The driver context contains the char device resources, synchronization objects, and event queue.

struct mypoll_dev {
    dev_t devt;
    struct cdev cdev;
    struct class *class;
    struct device *dev;

    wait_queue_head_t wq;
    struct mutex lock;

    u32 event_counter;

    struct mypoll_queue queue;
};

event_counter represents the last successfully queued event number.


Queue Helper Responsibility

Queue helper functions are internal helpers.

The driver design assumes that queue mutation helpers are called while holding the device mutex.

Example:

mutex_lock(&mydev->lock);
ret = mypoll_queue_push(&mydev->queue, &event);
mutex_unlock(&mydev->lock);

The only exception is the wait condition helper used by wait_event_interruptible(), because the wait condition is evaluated without holding the device mutex.

Therefore, that helper uses READ_ONCE().

static bool mypoll_is_event_enqueued(const struct mypoll_queue *q)
{
    return READ_ONCE(q->count) > 0;
}

Write Path

In this lab, write() is used as a fake event source.

Any userspace write generates one event.

userspace write()
create event
push event into queue
wake_up_interruptible()

The write path must update the queue before waking waiters.

mutex_lock(&mydev->lock);

event.counter = mydev->event_counter + 1;

ret = mypoll_queue_push(&mydev->queue, &event);
if (ret) {
    mutex_unlock(&mydev->lock);
    return ret;
}

mydev->event_counter = event.counter;

mutex_unlock(&mydev->lock);

wake_up_interruptible(&mydev->wq);

If the queue is full, write() returns -ENOBUFS.


Poll Path

The poll callback has two jobs:

  1. Register the wait queue with poll_wait()
  2. Return the current readiness mask
poll_wait(file, &mydev->wq, wait);

mutex_lock(&mydev->lock);

if (!mypoll_queue_is_empty(&mydev->queue))
    mask |= EPOLLIN | EPOLLRDNORM;

mutex_unlock(&mydev->lock);

poll_wait() does not directly block the process.

It tells the poll/epoll core:

If this file is not ready now, this is the wait queue that can wake it later.

Read Path

The read path consumes one queued event.

Behavior:

Condition Behavior
Queue has event Pop one event and return it
Queue empty + O_NONBLOCK Return -EAGAIN
Queue empty + blocking fd Sleep until an event is queued

The blocking read flow is:

while true:
    lock
    if queue not empty:
        pop event
        unlock
        break
    unlock

    if O_NONBLOCK:
        return -EAGAIN

    wait_event_interruptible()

It is important to re-check the queue after waking up.

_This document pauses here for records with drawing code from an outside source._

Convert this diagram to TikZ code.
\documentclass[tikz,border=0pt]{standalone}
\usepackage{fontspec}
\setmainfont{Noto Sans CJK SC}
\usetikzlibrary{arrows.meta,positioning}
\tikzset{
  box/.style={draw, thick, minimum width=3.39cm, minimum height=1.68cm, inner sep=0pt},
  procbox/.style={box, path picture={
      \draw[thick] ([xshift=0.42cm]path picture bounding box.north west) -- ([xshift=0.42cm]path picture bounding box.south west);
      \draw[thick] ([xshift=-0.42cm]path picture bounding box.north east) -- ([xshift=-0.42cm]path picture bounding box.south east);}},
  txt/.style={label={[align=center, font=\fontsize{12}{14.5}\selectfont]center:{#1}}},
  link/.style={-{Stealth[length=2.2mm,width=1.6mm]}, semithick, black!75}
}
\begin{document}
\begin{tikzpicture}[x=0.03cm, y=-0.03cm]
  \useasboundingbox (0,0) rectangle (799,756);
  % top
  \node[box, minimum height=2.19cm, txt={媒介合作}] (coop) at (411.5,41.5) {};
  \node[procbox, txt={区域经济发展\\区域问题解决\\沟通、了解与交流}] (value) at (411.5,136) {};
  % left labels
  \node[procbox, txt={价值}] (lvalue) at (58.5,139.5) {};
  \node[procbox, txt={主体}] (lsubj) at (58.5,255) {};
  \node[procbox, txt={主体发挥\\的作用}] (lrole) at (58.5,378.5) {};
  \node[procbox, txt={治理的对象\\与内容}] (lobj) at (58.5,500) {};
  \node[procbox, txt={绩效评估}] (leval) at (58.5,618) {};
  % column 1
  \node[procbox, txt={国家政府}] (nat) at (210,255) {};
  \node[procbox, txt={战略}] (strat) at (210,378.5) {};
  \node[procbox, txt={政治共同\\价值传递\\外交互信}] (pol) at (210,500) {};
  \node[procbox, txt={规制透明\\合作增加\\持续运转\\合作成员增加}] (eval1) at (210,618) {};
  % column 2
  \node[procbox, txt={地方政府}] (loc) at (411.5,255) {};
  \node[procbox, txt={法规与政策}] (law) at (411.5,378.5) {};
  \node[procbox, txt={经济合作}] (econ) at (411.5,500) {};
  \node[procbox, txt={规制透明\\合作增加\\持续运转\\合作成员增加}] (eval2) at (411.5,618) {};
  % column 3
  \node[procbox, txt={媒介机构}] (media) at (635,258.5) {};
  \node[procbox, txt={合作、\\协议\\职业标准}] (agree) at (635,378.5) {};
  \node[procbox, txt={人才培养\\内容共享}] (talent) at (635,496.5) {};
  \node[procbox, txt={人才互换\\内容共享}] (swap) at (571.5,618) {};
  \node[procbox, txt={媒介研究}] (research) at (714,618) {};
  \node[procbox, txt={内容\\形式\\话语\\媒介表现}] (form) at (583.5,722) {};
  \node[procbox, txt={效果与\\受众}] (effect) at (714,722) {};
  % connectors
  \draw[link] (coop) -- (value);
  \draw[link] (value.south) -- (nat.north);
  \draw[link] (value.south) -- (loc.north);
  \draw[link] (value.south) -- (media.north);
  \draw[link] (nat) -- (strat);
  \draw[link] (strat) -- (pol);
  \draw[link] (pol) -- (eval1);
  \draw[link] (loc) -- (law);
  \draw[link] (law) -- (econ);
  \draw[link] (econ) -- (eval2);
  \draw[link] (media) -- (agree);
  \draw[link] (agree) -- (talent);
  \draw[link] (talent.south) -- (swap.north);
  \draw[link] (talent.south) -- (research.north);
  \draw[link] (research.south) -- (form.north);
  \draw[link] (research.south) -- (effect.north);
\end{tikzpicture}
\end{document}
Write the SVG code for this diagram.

A wakeup means that the condition may have become true, but it does not guarantee that the event is still available when this reader gets the mutex.

Another reader may have consumed it first.


File Offset Handling

This driver does not use *off.

That is intentional.

This device behaves like an event device, not a file-like device.

For file-like character drivers, read() often advances *off and returns EOF after all data has been read.

For event devices:

read() means consume one event

Therefore, this driver does not do:

*off += n;

and does not do:

if (*off > 0)
    return 0;

Using file offset in this event model can break long-running epoll readers.


Event Reliability

This lab uses a simple queue model.

Events are popped before copy_to_user().

If copy_to_user() fails, the event has already been consumed.

This is acceptable for a learning driver and a simple notification-style device.

A production driver that provides reliable event records may choose a stricter design:

peek event
copy to userspace
only pop after successful copy

However, that design requires additional care for multi-reader ownership and synchronization.


Current Driver Semantics

This driver provides:

Feature Behavior
Event source Userspace write()
Event storage FIFO queue
Read readiness Queue is not empty
Blocking read Waits for queued event
Non-blocking read Returns -EAGAIN when queue is empty
Queue full write() returns -ENOBUFS
Poll event EPOLLIN | EPOLLRDNORM

Summary

The pollable character driver model connects kernel event generation with userspace event loops.

The essential pattern is:

event happens
update driver state
wake_up_interruptible()
poll()/epoll() reports readiness
read() consumes data

This is the same event-driven idea used by many Linux subsystems and fits naturally with userspace epoll event loops.